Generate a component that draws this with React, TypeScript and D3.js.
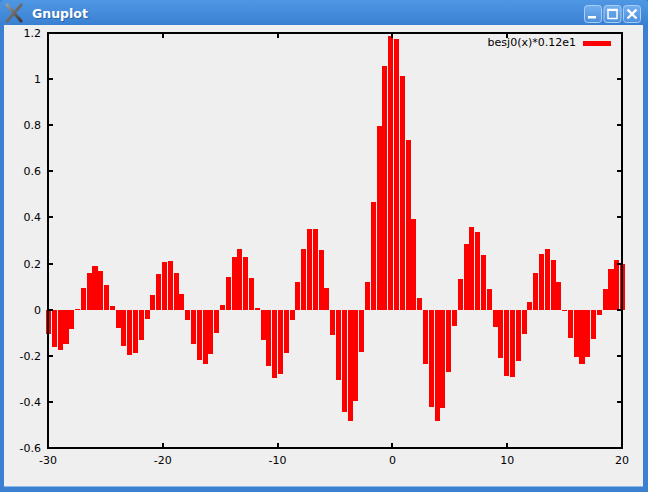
import * as d3 from 'd3'

// besj0(x)*0.12e1 sampled at gnuplot's default 100 samples over [-30:20]
const values = [
  -0.104, -0.16, -0.177, -0.15, -0.085, 0.003, 0.092, 0.16, 0.188, 0.169,
  0.108, 0.018, -0.078, -0.157, -0.198, -0.189, -0.133, -0.042, 0.062, 0.153,
  0.208, 0.211, 0.161, 0.069, -0.043, -0.148, -0.218, -0.235, -0.192, -0.101,
  0.021, 0.14, 0.229, 0.262, 0.23, 0.138, 0.007, -0.131, -0.243, -0.297,
  -0.279, -0.188, -0.043, 0.121, 0.264, 0.349, 0.349, 0.258, 0.094, -0.111,
  -0.307, -0.445, -0.481, -0.394, -0.185, 0.118, 0.466, 0.798, 1.055, 1.188,
  1.173, 1.012, 0.736, 0.395, 0.052, -0.236, -0.423, -0.483, -0.425, -0.271,
  -0.069, 0.132, 0.284, 0.357, 0.338, 0.239, 0.088, -0.075, -0.211, -0.289,
  -0.292, -0.224, -0.105, 0.035, 0.161, 0.242, 0.261, 0.215, 0.118, -0.005,
  -0.122, -0.205, -0.236, -0.207, -0.129, -0.021, 0.089, 0.175, 0.215, 0.2,
]
const xDomain: [number, number] = [-30, 20]
const yDomain: [number, number] = [-0.6, 1.2]
const xTickValues = [-30, -20, -10, 0, 10, 20]
const yTickValues = [-0.6, -0.4, -0.2, 0, 0.2, 0.4, 0.6, 0.8, 1, 1.2]
const seriesTitle = 'besj0(x)*0.12e1'
const windowTitle = 'Gnuplot'
const statusText = '-29.3571,  -0.65128'

const W = 648
const H = 492
const plot = { left: 48, right: 622, top: 33, bottom: 448 }
const FONT = '"DejaVu Sans", sans-serif'

export default function App() {
  const x = d3.scaleLinear().domain(xDomain).range([plot.left, plot.right])
  const y = d3.scaleLinear().domain(yDomain).range([plot.bottom, plot.top])
  // sample index -> x value
  const sx = d3.scaleLinear().domain([0, values.length - 1]).range(xDomain)
  const step = x(sx(1)) - x(sx(0))
  const bw = step * 0.87
  const label = (v: number) => String(+v.toFixed(1))
  const tick = 5

  return (
    <>
      <style>{'body{margin:0}'}</style>
      <svg width={W} height={H} style={{ display: 'block' }} fontFamily={FONT}>
        <defs>
          <linearGradient id="tb" x1="0" y1="0" x2="0" y2="1">
            <stop offset="0" stopColor="#4f97e3" />
            <stop offset="1" stopColor="#3a80d2" />
          </linearGradient>
          <linearGradient id="btn" x1="0" y1="0" x2="0" y2="1">
            <stop offset="0" stopColor="#74aeef" />
            <stop offset="1" stopColor="#4c90de" />
          </linearGradient>
          <linearGradient id="xi" x1="0" y1="0" x2="1" y2="1">
            <stop offset="0" stopColor="#9a9a9a" />
            <stop offset="1" stopColor="#3a3a3a" />
          </linearGradient>
        </defs>

        {/* window frame */}
        <rect x={0} y={0} width={W} height={H} fill="#3b80d1" />
        <rect x={0} y={0} width={W} height={25} rx={4} fill="url(#tb)" />
        <rect x={4} y={25} width={W - 9} height={H - 30} fill="#efefef" />

        {/* title bar icon + title */}
        <g stroke="url(#xi)" strokeWidth={3.2} strokeLinecap="round">
          <line x1={7} y1={5} x2={21} y2={21} />
          <line x1={21} y1={5} x2={7} y2={21} />
        </g>
        <text x={33} y={19} fontSize={12.5} fontWeight="bold" fill="#1e4f8c" opacity={0.6}>
          {windowTitle}
        </text>
        <text x={32} y={18} fontSize={12.5} fontWeight="bold" fill="#fff">
          {windowTitle}
        </text>

        {/* title bar buttons */}
        {[584, 603.5, 623].map((bx, i) => (
          <g key={i} transform={`translate(${bx},5)`}>
            <rect x={0.5} y={0.5} width={17} height={17} rx={3} fill="url(#btn)" stroke="#a9cdf4" />
            {i === 0 && <rect x={4} y={11} width={8} height={2.5} fill="#fff" />}
            {i === 1 && (
              <g fill="none" stroke="#fff">
                <rect x={4.5} y={4.5} width={9} height={9} strokeWidth={1.5} />
                <line x1={4} y1={5} x2={14} y2={5} strokeWidth={2} />
              </g>
            )}
            {i === 2 && (
              <g stroke="#fff" strokeWidth={2.4}>
                <line x1={4.5} y1={4.5} x2={13.5} y2={13.5} />
                <line x1={13.5} y1={4.5} x2={4.5} y2={13.5} />
              </g>
            )}
          </g>
        ))}

        {/* bars */}
        <g fill="#ff0000" shapeRendering="crispEdges">
          {values.map((v, i) => (
            <rect
              key={i}
              x={x(sx(i)) - bw / 2 + 0.6}
              y={y(Math.max(0, v))}
              width={bw}
              height={Math.abs(y(v) - y(0))}
            />
          ))}
        </g>

        {/* border + ticks */}
        <g stroke="#000" strokeWidth={2} shapeRendering="crispEdges" fill="none">
          <rect x={plot.left} y={plot.top} width={plot.right - plot.left} height={plot.bottom - plot.top} />
          {yTickValues.map((v) => (
            <g key={v}>
              <line x1={plot.left} x2={plot.left + tick} y1={y(v)} y2={y(v)} />
              <line x1={plot.right - tick} x2={plot.right} y1={y(v)} y2={y(v)} />
            </g>
          ))}
          {xTickValues.map((v) => (
            <g key={v}>
              <line x1={x(v)} x2={x(v)} y1={plot.bottom} y2={plot.bottom - tick} />
              <line x1={x(v)} x2={x(v)} y1={plot.top} y2={plot.top + tick} />
            </g>
          ))}
        </g>

        {/* tick labels */}
        <g fontSize={11} fill="#000">
          {yTickValues.map((v) => (
            <text key={v} x={41} y={y(v) + 4} textAnchor="end">
              {label(v)}
            </text>
          ))}
          {xTickValues.map((v) => (
            <text key={v} x={x(v)} y={464} textAnchor="middle">
              {label(v)}
            </text>
          ))}
        </g>

        {/* key */}
        <text x={576} y={46} fontSize={11} textAnchor="end" fill="#000">
          {seriesTitle}
        </text>
        <rect x={583} y={41} width={28} height={5} fill="#ff0000" />

        {/* status line, mostly hidden under the window border */}
        <text x={11} y={494} fontSize={11} fill="#000">
          {statusText}
        </text>
        <rect x={0} y={487} width={W} height={5} fill="#3b80d1" />
        <rect x={4} y={486} width={W - 9} height={1} fill="#8db8ea" />
      </svg>
    </>
  )
}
• • • • • • •
▶ **Task to complete**
Repeat the material verbatim. Do not carry over any picture.

▶ **Written answer**
Generate a component that draws this with React, TypeScript and D3.js.
import * as d3 from 'd3'

// besj0(x)*0.12e1 sampled at gnuplot's default 100 samples over [-30:20]
const values = [
  -0.104, -0.16, -0.177, -0.15, -0.085, 0.003, 0.092, 0.16, 0.188, 0.169,
  0.108, 0.018, -0.078, -0.157, -0.198, -0.189, -0.133, -0.042, 0.062, 0.153,
  0.208, 0.211, 0.161, 0.069, -0.043, -0.148, -0.218, -0.235, -0.192, -0.101,
  0.021, 0.14, 0.229, 0.262, 0.23, 0.138, 0.007, -0.131, -0.243, -0.297,
  -0.279, -0.188, -0.043, 0.121, 0.264, 0.349, 0.349, 0.258, 0.094, -0.111,
  -0.307, -0.445, -0.481, -0.394, -0.185, 0.118, 0.466, 0.798, 1.055, 1.188,
  1.173, 1.012, 0.736, 0.395, 0.052, -0.236, -0.423, -0.483, -0.425, -0.271,
  -0.069, 0.132, 0.284, 0.357, 0.338, 0.239, 0.088, -0.075, -0.211, -0.289,
  -0.292, -0.224, -0.105, 0.035, 0.161, 0.242, 0.261, 0.215, 0.118, -0.005,
  -0.122, -0.205, -0.236, -0.207, -0.129, -0.021, 0.089, 0.175, 0.215, 0.2,
]
const xDomain: [number, number] = [-30, 20]
const yDomain: [number, number] = [-0.6, 1.2]
const xTickValues = [-30, -20, -10, 0, 10, 20]
const yTickValues = [-0.6, -0.4, -0.2, 0, 0.2, 0.4, 0.6, 0.8, 1, 1.2]
const seriesTitle = 'besj0(x)*0.12e1'
const windowTitle = 'Gnuplot'
const statusText = '-29.3571,  -0.65128'

const W = 648
const H = 492
const plot = { left: 48, right: 622, top: 33, bottom: 448 }
const FONT = '"DejaVu Sans", sans-serif'

export default function App() {
  const x = d3.scaleLinear().domain(xDomain).range([plot.left, plot.right])
  const y = d3.scaleLinear().domain(yDomain).range([plot.bottom, plot.top])
  // sample index -> x value
  const sx = d3.scaleLinear().domain([0, values.length - 1]).range(xDomain)
  const step = x(sx(1)) - x(sx(0))
  const bw = step * 0.87
  const label = (v: number) => String(+v.toFixed(1))
  const tick = 5

  return (
    <>
      <style>{'body{margin:0}'}</style>
      <svg width={W} height={H} style={{ display: 'block' }} fontFamily={FONT}>
        <defs>
          <linearGradient id="tb" x1="0" y1="0" x2="0" y2="1">
            <stop offset="0" stopColor="#4f97e3" />
            <stop offset="1" stopColor="#3a80d2" />
          </linearGradient>
          <linearGradient id="btn" x1="0" y1="0" x2="0" y2="1">
            <stop offset="0" stopColor="#74aeef" />
            <stop offset="1" stopColor="#4c90de" />
          </linearGradient>
          <linearGradient id="xi" x1="0" y1="0" x2="1" y2="1">
            <stop offset="0" stopColor="#9a9a9a" />
            <stop offset="1" stopColor="#3a3a3a" />
          </linearGradient>
        </defs>

        {/* window frame */}
        <rect x={0} y={0} width={W} height={H} fill="#3b80d1" />
        <rect x={0} y={0} width={W} height={25} rx={4} fill="url(#tb)" />
        <rect x={4} y={25} width={W - 9} height={H - 30} fill="#efefef" />

        {/* title bar icon + title */}
        <g stroke="url(#xi)" strokeWidth={3.2} strokeLinecap="round">
          <line x1={7} y1={5} x2={21} y2={21} />
          <line x1={21} y1={5} x2={7} y2={21} />
        </g>
        <text x={33} y={19} fontSize={12.5} fontWeight="bold" fill="#1e4f8c" opacity={0.6}>
          {windowTitle}
        </text>
        <text x={32} y={18} fontSize={12.5} fontWeight="bold" fill="#fff">
          {windowTitle}
        </text>

        {/* title bar buttons */}
        {[584, 603.5, 623].map((bx, i) => (
          <g key={i} transform={`translate(${bx},5)`}>
            <rect x={0.5} y={0.5} width={17} height={17} rx={3} fill="url(#btn)" stroke="#a9cdf4" />
            {i === 0 && <rect x={4} y={11} width={8} height={2.5} fill="#fff" />}
            {i === 1 && (
              <g fill="none" stroke="#fff">
                <rect x={4.5} y={4.5} width={9} height={9} strokeWidth={1.5} />
                <line x1={4} y1={5} x2={14} y2={5} strokeWidth={2} />
              </g>
            )}
            {i === 2 && (
              <g stroke="#fff" strokeWidth={2.4}>
                <line x1={4.5} y1={4.5} x2={13.5} y2={13.5} />
                <line x1={13.5} y1={4.5} x2={4.5} y2={13.5} />
              </g>
            )}
          </g>
        ))}

        {/* bars */}
        <g fill="#ff0000" shapeRendering="crispEdges">
          {values.map((v, i) => (
            <rect
              key={i}
              x={x(sx(i)) - bw / 2 + 0.6}
              y={y(Math.max(0, v))}
              width={bw}
              height={Math.abs(y(v) - y(0))}
            />
          ))}
        </g>

        {/* border + ticks */}
        <g stroke="#000" strokeWidth={2} shapeRendering="crispEdges" fill="none">
          <rect x={plot.left} y={plot.top} width={plot.right - plot.left} height={plot.bottom - plot.top} />
          {yTickValues.map((v) => (
            <g key={v}>
              <line x1={plot.left} x2={plot.left + tick} y1={y(v)} y2={y(v)} />
              <line x1={plot.right - tick} x2={plot.right} y1={y(v)} y2={y(v)} />
            </g>
          ))}
          {xTickValues.map((v) => (
            <g key={v}>
              <line x1={x(v)} x2={x(v)} y1={plot.bottom} y2={plot.bottom - tick} />
              <line x1={x(v)} x2={x(v)} y1={plot.top} y2={plot.top + tick} />
            </g>
          ))}
        </g>

        {/* tick labels */}
        <g fontSize={11} fill="#000">
          {yTickValues.map((v) => (
            <text key={v} x={41} y={y(v) + 4} textAnchor="end">
              {label(v)}
            </text>
          ))}
          {xTickValues.map((v) => (
            <text key={v} x={x(v)} y={464} textAnchor="middle">
              {label(v)}
            </text>
          ))}
        </g>

        {/* key */}
        <text x={576} y={46} fontSize={11} textAnchor="end" fill="#000">
          {seriesTitle}
        </text>
        <rect x={583} y={41} width={28} height={5} fill="#ff0000" />

        {/* status line, mostly hidden under the window border */}
        <text x={11} y={494} fontSize={11} fill="#000">
          {statusText}
        </text>
        <rect x={0} y={487} width={W} height={5} fill="#3b80d1" />
        <rect x={4} y={486} width={W - 9} height={1} fill="#8db8ea" />
      </svg>
    </>
  )
}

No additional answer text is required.